• To be done: Set down the material exactly as given, please, from its first line through the line that includes "const innerH = height".
◇ ◇ ◇ ◇ ◇ ◇ ◇
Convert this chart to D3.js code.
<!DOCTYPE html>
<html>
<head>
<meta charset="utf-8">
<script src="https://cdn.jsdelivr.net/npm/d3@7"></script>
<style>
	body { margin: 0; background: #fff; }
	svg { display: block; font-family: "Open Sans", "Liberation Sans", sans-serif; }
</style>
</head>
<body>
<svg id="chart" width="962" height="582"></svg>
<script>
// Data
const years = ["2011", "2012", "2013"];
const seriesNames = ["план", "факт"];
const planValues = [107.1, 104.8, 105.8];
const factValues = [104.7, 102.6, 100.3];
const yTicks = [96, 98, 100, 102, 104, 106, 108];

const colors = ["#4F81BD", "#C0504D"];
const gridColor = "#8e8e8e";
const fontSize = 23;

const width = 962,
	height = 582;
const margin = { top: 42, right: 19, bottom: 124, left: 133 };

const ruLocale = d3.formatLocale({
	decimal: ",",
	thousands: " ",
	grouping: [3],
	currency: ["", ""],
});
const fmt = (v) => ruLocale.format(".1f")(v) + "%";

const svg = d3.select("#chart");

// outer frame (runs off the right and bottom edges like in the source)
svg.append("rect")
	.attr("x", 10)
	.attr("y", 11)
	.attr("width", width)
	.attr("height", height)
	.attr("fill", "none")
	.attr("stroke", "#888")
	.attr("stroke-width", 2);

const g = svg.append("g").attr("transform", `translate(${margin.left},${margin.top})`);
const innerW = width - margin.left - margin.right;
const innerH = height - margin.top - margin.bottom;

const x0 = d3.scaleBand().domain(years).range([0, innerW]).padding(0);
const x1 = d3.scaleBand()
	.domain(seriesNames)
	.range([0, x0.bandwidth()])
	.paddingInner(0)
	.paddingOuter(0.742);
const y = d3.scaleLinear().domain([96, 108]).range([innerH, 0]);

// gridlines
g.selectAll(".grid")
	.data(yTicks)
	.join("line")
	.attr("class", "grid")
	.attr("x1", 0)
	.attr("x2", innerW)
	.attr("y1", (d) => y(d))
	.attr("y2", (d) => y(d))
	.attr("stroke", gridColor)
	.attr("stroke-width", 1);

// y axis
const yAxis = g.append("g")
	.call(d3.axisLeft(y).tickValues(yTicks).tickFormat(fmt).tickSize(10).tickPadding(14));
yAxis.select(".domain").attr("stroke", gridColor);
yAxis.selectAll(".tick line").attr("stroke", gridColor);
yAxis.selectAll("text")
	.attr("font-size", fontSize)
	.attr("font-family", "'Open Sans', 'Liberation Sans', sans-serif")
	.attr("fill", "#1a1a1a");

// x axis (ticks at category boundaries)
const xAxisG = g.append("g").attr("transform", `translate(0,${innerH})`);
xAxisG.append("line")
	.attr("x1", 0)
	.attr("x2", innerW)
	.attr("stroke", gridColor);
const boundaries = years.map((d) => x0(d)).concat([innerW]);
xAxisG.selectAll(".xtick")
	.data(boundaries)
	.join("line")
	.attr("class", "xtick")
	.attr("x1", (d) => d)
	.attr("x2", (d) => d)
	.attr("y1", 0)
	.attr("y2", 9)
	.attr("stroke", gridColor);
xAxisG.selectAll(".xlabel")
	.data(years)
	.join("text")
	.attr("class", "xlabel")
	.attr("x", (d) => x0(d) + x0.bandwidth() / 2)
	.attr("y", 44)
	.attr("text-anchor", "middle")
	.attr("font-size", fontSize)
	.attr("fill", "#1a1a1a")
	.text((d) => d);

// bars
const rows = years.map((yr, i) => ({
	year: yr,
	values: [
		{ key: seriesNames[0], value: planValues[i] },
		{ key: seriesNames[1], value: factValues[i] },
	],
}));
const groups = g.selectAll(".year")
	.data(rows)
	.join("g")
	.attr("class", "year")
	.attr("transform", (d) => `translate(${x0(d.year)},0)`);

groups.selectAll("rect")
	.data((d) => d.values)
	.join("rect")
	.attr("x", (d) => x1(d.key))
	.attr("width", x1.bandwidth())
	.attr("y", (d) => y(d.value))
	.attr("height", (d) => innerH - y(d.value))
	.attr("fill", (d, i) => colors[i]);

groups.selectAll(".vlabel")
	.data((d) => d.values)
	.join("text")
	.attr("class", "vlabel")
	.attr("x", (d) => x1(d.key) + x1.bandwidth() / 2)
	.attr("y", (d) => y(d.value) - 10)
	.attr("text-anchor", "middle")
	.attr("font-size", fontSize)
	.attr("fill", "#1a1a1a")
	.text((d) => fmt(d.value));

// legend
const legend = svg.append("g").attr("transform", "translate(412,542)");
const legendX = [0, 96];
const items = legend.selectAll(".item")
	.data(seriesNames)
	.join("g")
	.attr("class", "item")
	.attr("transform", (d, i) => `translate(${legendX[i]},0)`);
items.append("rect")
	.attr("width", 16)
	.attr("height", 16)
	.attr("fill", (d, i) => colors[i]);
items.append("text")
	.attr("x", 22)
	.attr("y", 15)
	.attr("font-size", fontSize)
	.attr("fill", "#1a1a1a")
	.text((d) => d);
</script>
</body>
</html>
◇ ◇ ◇ ◇ ◇ ◇ ◇
• Complete answer:
Convert this chart to D3.js code.
<!DOCTYPE html>
<html>
<head>
<meta charset="utf-8">
<script src="https://cdn.jsdelivr.net/npm/d3@7"></script>
<style>
	body { margin: 0; background: #fff; }
	svg { display: block; font-family: "Open Sans", "Liberation Sans", sans-serif; }
</style>
</head>
<body>
<svg id="chart" width="962" height="582"></svg>
<script>
// Data
const years = ["2011", "2012", "2013"];
const seriesNames = ["план", "факт"];
const planValues = [107.1, 104.8, 105.8];
const factValues = [104.7, 102.6, 100.3];
const yTicks = [96, 98, 100, 102, 104, 106, 108];

const colors = ["#4F81BD", "#C0504D"];
const gridColor = "#8e8e8e";
const fontSize = 23;

const width = 962,
	height = 582;
const margin = { top: 42, right: 19, bottom: 124, left: 133 };

const ruLocale = d3.formatLocale({
	decimal: ",",
	thousands: " ",
	grouping: [3],
	currency: ["", ""],
});
const fmt = (v) => ruLocale.format(".1f")(v) + "%";

const svg = d3.select("#chart");

// outer frame (runs off the right and bottom edges like in the source)
svg.append("rect")
	.attr("x", 10)
	.attr("y", 11)
	.attr("width", width)
	.attr("height", height)
	.attr("fill", "none")
	.attr("stroke", "#888")
	.attr("stroke-width", 2);

const g = svg.append("g").attr("transform", `translate(${margin.left},${margin.top})`);
const innerW = width - margin.left - margin.right;
const innerH = height - margin.top - margin.bottom;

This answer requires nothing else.